30 May 2021


“E-mail” was a game changer in the world of communication. Even though, millennials are more engulfed in instant messaging today, email may never become less *prominent*.

Every time I draft one, I seem to read it over and over again before I hit send. For a simple reason, to spare my self from the embarrassment of not adhering to etiquettes and ensure I build a good rapport with the opposite person. This can be achieved by letting them know you’ve understood their sentiment. How many of us, actually think twice before hitting send?

It’s convenient to assume, there are many like me and with them I want to share my thoughts. Writing an email might sound like a trivial task, but it’s not, because when you reply, you reveal a lot about yourself and that’s all the more reason to get it right.

I’m going to put forth a few common scenarios and how one could handle them.

1. For your information – You may have received an FYI from colleagues, where they want to keep you posted about anything.

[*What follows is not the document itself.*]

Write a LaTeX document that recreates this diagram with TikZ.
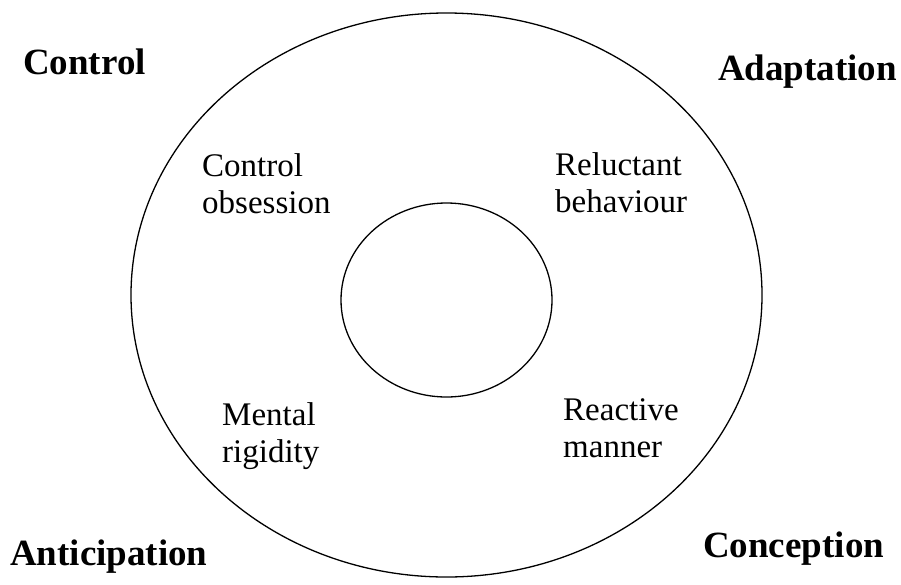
\documentclass[tikz,border=0pt]{standalone}
\usepackage{fontspec}
\setmainfont{Liberation Serif}
\begin{document}
\begin{tikzpicture}[x=1pt,y=-1pt,
  ring/.style={draw=black,line width=1.3pt},
  corner/.style={inner sep=0pt,anchor=base west,font=\fontsize{37}{40}\selectfont\bfseries},
  trait/.style={inner sep=0pt,anchor=base west,align=left,font=\fontsize{33}{37}\selectfont}]
\useasboundingbox (0,0) rectangle (901,584);
\draw[ring] (446.5,295) ellipse [x radius=315.5, y radius=282];
\draw[ring] (446.5,300) ellipse [x radius=105.5, y radius=97];
\node[corner] (ctl) at (23,74) {Control};
\node[corner] (ada) at (718,80) {Adaptation};
\node[corner] (ant) at (10,565) {Anticipation};
\node[corner] (con) at (703,557) {Conception};
\node[trait] (obs) at (202,213) {Control\\obsession};
\node[trait] (rel) at (555,212) {Reluctant\\behaviour};
\node[trait] (men) at (222,462) {Mental\\rigidity};
\node[trait] (rea) at (563,457) {Reactive\\manner};
\end{tikzpicture}
\end{document}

Most of the times, it’s best to leave such emails un-acknowledged but let’s not stereotype. Some sender’s might like to get an acknowledgement too. The dynamics of your relationship with the sender and the context of the email will help you decide whether it warrants a response.

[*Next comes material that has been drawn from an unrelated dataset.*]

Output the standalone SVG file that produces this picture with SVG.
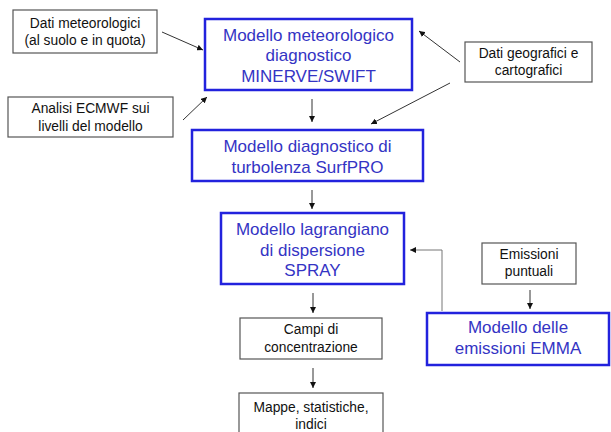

2. Reply OR Reply All – When you want to clarify doubts, have suggestions it’s best to just reply one on one. Reply All is more appropriate if you want everyone to know you’re next action and take the conversation ahead.

3. Should you shuffle the to and cc’s – There is no difference in how your email might appear to “to” and “cc” recipients, then why bother? When reading an email if I find myself marked as “to” (the primary recipient) I automatically know the message is directly meant for me and seeks my attention, whereas when marked as “cc” (carbon copied) it might be more of an informative correspondence. Now that we know the dissimilarity, you can make good decisions on whom to make primary/secondary recipients.

4. Timely response – Even though you might not have a concrete answer or may be swamped to reply to a question posed, it’s good to promptly respond and buy time to get back to them. At times, delayed replies can lead to confusion and make you seem ignorant.

5. Not sure what to write – The internet is loaded with people who might help you or atleast get you started in the right direction, so don’t hesitate to Google it. All of us, may have made silly mistakes while emailing and regretted or joked over it, but that’s all part of making yourself better at it.

So be mindful, take a step back and don’t forget to proof read your draft before you send it. Check if you’ve answered the questions or acknowledged. A good email, will only improve the receivers confidence in you, let alone your own.

And that’s my 2 cents on a soft skill every professional should keep polishing.